What is needed
Only the lines from the one containing "Give me the TikZ source for this diagram." through the one containing "(rIn -| b2.east);" should be duplicated, exactly as they appear. Pictures are to be left out.

Excerpted records
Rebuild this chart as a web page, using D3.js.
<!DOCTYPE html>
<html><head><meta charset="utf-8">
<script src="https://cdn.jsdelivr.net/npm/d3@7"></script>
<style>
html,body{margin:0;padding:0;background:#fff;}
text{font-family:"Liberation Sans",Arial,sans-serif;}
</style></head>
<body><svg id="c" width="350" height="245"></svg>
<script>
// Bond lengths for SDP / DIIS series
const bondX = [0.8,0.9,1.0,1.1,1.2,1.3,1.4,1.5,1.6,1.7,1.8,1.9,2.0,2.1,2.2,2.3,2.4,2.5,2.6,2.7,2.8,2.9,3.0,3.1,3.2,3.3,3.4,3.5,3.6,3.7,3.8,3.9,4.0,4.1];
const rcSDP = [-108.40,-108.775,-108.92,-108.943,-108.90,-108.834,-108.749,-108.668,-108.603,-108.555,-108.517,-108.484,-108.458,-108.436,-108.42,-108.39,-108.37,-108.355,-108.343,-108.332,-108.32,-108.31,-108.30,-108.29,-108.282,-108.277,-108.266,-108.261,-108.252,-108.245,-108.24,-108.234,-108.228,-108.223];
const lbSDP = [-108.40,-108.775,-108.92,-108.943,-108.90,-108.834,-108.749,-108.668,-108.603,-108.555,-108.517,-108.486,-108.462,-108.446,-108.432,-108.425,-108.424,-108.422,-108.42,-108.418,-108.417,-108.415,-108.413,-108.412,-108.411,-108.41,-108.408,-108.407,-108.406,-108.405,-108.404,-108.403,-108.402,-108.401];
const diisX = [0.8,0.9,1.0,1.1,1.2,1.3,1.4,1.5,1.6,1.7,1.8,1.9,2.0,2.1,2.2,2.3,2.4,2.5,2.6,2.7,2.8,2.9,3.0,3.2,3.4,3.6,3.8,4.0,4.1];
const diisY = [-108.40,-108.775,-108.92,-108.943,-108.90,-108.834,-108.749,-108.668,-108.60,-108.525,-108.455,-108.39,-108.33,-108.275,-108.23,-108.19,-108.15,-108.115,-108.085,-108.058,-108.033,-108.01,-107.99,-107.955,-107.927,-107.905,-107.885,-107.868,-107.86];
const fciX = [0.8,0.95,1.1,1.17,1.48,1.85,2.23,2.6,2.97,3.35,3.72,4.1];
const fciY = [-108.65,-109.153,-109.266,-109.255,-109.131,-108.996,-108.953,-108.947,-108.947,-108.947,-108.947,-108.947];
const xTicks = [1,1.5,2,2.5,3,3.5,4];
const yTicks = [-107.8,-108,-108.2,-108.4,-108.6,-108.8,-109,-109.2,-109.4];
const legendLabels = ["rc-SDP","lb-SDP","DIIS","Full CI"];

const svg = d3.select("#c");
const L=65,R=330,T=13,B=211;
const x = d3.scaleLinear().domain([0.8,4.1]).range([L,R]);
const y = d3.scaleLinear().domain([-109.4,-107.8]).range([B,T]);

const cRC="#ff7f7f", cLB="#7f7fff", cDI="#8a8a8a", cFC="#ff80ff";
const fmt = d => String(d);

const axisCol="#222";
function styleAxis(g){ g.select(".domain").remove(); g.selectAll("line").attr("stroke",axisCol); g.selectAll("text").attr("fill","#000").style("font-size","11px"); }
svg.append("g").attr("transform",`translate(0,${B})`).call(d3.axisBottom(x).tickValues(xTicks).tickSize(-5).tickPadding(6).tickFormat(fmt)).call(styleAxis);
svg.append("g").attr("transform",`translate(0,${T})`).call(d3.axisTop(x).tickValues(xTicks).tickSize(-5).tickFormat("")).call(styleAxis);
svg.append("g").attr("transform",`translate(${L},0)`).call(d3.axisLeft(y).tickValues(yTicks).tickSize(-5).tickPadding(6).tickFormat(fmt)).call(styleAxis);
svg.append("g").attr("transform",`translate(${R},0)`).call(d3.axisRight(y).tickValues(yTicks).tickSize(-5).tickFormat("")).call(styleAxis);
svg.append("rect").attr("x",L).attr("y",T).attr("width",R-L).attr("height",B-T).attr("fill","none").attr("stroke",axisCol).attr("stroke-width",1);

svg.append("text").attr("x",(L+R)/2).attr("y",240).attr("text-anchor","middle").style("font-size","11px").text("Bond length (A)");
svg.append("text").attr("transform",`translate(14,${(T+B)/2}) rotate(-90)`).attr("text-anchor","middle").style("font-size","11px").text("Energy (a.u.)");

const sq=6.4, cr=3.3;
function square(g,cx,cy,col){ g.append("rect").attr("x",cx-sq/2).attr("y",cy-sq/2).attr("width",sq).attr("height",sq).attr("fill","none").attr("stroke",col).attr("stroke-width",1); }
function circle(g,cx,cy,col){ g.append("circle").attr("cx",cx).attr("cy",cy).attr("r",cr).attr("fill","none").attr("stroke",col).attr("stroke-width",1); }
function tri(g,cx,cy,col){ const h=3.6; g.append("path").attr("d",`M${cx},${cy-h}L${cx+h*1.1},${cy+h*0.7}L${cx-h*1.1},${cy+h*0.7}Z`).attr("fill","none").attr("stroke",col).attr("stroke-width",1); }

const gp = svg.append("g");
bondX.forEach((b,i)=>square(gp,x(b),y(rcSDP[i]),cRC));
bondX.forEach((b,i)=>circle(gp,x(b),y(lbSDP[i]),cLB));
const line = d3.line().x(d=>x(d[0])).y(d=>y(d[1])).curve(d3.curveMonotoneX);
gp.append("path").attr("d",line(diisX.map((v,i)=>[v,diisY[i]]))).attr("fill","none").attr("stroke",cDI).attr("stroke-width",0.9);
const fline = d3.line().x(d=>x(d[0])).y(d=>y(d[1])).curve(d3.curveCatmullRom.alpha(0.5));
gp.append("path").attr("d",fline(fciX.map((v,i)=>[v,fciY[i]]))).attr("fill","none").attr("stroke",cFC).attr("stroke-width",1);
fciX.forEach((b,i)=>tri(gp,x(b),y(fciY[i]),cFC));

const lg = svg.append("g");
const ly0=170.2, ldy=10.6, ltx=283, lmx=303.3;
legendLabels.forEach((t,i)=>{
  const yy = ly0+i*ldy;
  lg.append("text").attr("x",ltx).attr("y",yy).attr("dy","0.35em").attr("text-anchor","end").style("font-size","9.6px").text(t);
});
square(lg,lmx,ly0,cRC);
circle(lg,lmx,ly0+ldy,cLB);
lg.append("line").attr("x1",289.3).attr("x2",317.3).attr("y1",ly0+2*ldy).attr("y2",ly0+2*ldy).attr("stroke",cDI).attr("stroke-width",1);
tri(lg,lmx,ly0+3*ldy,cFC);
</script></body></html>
--
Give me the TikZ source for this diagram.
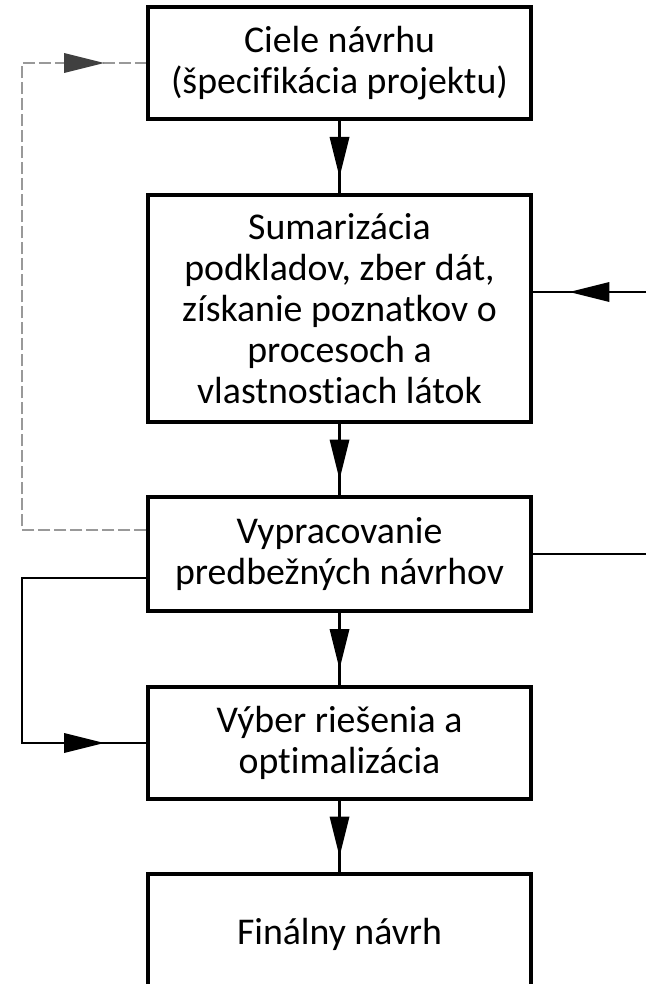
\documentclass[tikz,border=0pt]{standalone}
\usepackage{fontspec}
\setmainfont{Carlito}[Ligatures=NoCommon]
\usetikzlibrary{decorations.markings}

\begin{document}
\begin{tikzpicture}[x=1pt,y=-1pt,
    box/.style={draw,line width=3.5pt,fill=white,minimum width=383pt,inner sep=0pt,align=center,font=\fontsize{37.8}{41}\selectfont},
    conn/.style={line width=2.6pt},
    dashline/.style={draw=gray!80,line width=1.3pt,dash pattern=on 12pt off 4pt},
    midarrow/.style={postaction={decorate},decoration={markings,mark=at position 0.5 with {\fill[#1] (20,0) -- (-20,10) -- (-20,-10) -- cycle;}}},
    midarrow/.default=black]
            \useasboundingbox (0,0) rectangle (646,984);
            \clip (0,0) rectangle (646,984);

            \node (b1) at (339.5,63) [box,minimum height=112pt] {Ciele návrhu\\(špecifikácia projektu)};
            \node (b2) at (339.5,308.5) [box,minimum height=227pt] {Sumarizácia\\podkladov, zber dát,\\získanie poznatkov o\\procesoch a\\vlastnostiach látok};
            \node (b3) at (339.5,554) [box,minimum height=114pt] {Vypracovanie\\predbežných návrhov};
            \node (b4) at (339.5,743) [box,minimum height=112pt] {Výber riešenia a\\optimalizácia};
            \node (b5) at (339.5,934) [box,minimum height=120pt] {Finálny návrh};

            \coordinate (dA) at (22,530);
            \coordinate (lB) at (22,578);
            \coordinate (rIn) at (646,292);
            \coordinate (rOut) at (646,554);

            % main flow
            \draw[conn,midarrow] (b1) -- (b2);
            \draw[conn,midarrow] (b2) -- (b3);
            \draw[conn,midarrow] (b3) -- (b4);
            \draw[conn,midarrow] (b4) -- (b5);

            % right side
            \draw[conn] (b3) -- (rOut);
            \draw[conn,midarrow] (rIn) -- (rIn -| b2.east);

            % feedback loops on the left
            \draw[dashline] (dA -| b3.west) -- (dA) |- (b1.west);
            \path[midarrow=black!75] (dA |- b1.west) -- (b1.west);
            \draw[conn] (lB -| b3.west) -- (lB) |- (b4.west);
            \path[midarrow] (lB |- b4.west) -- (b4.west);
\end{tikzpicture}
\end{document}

Task result
Give me the TikZ source for this diagram.
\documentclass[tikz,border=0pt]{standalone}
\usepackage{fontspec}
\setmainfont{Carlito}[Ligatures=NoCommon]
\usetikzlibrary{decorations.markings}

\begin{document}
\begin{tikzpicture}[x=1pt,y=-1pt,
    box/.style={draw,line width=3.5pt,fill=white,minimum width=383pt,inner sep=0pt,align=center,font=\fontsize{37.8}{41}\selectfont},
    conn/.style={line width=2.6pt},
    dashline/.style={draw=gray!80,line width=1.3pt,dash pattern=on 12pt off 4pt},
    midarrow/.style={postaction={decorate},decoration={markings,mark=at position 0.5 with {\fill[#1] (20,0) -- (-20,10) -- (-20,-10) -- cycle;}}},
    midarrow/.default=black]
            \useasboundingbox (0,0) rectangle (646,984);
            \clip (0,0) rectangle (646,984);

            \node (b1) at (339.5,63) [box,minimum height=112pt] {Ciele návrhu\\(špecifikácia projektu)};
            \node (b2) at (339.5,308.5) [box,minimum height=227pt] {Sumarizácia\\podkladov, zber dát,\\získanie poznatkov o\\procesoch a\\vlastnostiach látok};
            \node (b3) at (339.5,554) [box,minimum height=114pt] {Vypracovanie\\predbežných návrhov};
            \node (b4) at (339.5,743) [box,minimum height=112pt] {Výber riešenia a\\optimalizácia};
            \node (b5) at (339.5,934) [box,minimum height=120pt] {Finálny návrh};

            \coordinate (dA) at (22,530);
            \coordinate (lB) at (22,578);
            \coordinate (rIn) at (646,292);
            \coordinate (rOut) at (646,554);

            % main flow
            \draw[conn,midarrow] (b1) -- (b2);
            \draw[conn,midarrow] (b2) -- (b3);
            \draw[conn,midarrow] (b3) -- (b4);
            \draw[conn,midarrow] (b4) -- (b5);

            % right side
            \draw[conn] (b3) -- (rOut);
            \draw[conn,midarrow] (rIn) -- (rIn -| b2.east);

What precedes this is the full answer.